The most straightforward fix is removing one of the correlated variables. If two variables measure essentially the same thing, dropping one often costs you very little predictive power while making the remaining coefficients much more stable and interpretable. Domain knowledge helps here: pick the variable that’s more relevant to your research question or easier to measure.

When you don’t want to lose variables, combining them works well. Principal component analysis (PCA) transforms a set of correlated variables into a smaller set of uncorrelated components. Each component is a weighted blend of the original variables, arranged so the first component captures as much of the overall variation as possible, the second captures the next largest share, and so on. You then use these components as your new predictors. The tradeoff is that the components are harder to interpret than the original variables, since each one is a mixture.

Ridge regression takes a different approach. Standard regression fails completely when variables are perfectly collinear because the math has no unique solution. Ridge regression adds a small penalty term to the equation that forces a solution to exist, producing stable coefficient estimates even under perfect collinearity.
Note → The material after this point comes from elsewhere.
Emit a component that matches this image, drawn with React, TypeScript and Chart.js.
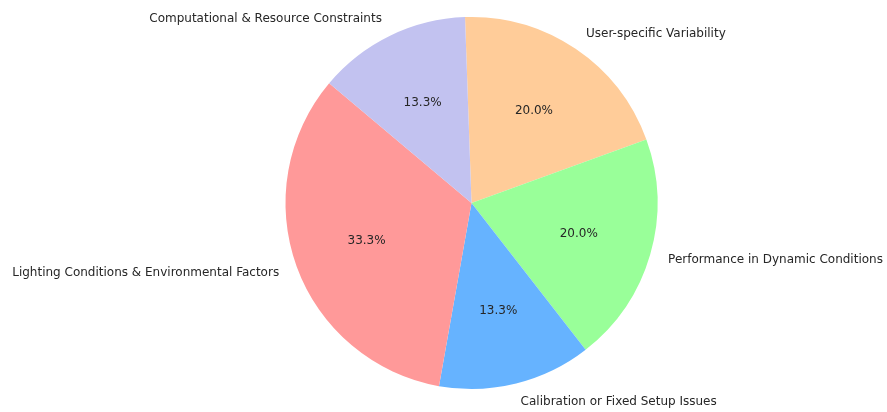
import React, { useEffect, useRef } from "react";
import { Chart, registerables } from "chart.js";

Chart.register(...registerables);

// Clockwise order starting from the top
const categories = [
  "User-specific Variability",
  "Performance in Dynamic Conditions",
  "Calibration or Fixed Setup Issues",
  "Lighting Conditions & Environmental Factors",
  "Computational & Resource Constraints",
];
const shares = [20.0, 20.0, 13.3, 33.3, 13.3];
const colors = ["#ffcc99", "#99ff99", "#66b3ff", "#ff9999", "#c2c2f0"];

const FONT = "12px 'DejaVu Sans', sans-serif";

const labelPlugin = {
  id: "pieLabels",
  afterDatasetsDraw(chart: any) {
    const ctx = chart.ctx;
    const meta = chart.getDatasetMeta(0);
    const data = chart.data.datasets[0].data as number[];
    const total = data.reduce((a, b) => a + b, 0);
    ctx.save();
    ctx.font = FONT;
    ctx.fillStyle = "#262626";
    ctx.textBaseline = "middle";
    meta.data.forEach((arc: any, i: number) => {
      const { x, y, startAngle, endAngle, outerRadius } = arc.getProps(
        ["x", "y", "startAngle", "endAngle", "outerRadius"],
        true
      );
      const mid = (startAngle + endAngle) / 2;
      const c = Math.cos(mid);
      const s = Math.sin(mid);
      // outer category label
      ctx.textAlign = c > 0 ? "left" : "right";
      ctx.fillText(
        chart.data.labels[i],
        x + 1.1 * outerRadius * c,
        y + 1.1 * outerRadius * s
      );
      // percentage label
      ctx.textAlign = "center";
      ctx.fillText(
        ((data[i] / total) * 100).toFixed(1) + "%",
        x + 0.6 * outerRadius * c,
        y + 0.6 * outerRadius * s
      );
    });
    ctx.restore();
  },
};

export default function App() {
  const ref = useRef<HTMLCanvasElement>(null);
  useEffect(() => {
    if (!ref.current) return;
    const chart = new Chart(ref.current, {
      type: "pie",
      data: {
        labels: categories,
        datasets: [
          {
            data: shares,
            backgroundColor: colors,
            borderWidth: 0,
            hoverOffset: 0,
          },
        ],
      },
      options: {
        animation: false,
        responsive: false,
        rotation: -2,
        layout: { padding: { top: 17, bottom: 23, left: 285.5, right: 229.5 } },
        plugins: {
          legend: { display: false },
          tooltip: { enabled: false },
        },
      },
      plugins: [labelPlugin],
    });
    return () => chart.destroy();
  }, []);
  return (
    <div style={{ position: "fixed", left: 0, top: 0, width: 887, height: 412, background: "#fff" }}>
      <canvas ref={ref} width={887} height={412} style={{ width: 887, height: 412 }} />
    </div>
  );
}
The penalty shrinks coefficients toward zero, introducing a small amount of bias in exchange for a large reduction in variance. LASSO regression works similarly but tends to set some coefficients exactly to zero, effectively selecting a subset of variables. One key difference: LASSO can also break down under perfect collinearity, while ridge regression handles it cleanly.

For simpler situations, just centering your variables (subtracting the mean from each value) can reduce collinearity that arises from scale differences, particularly when your model includes interaction terms or polynomial terms like “age squared.”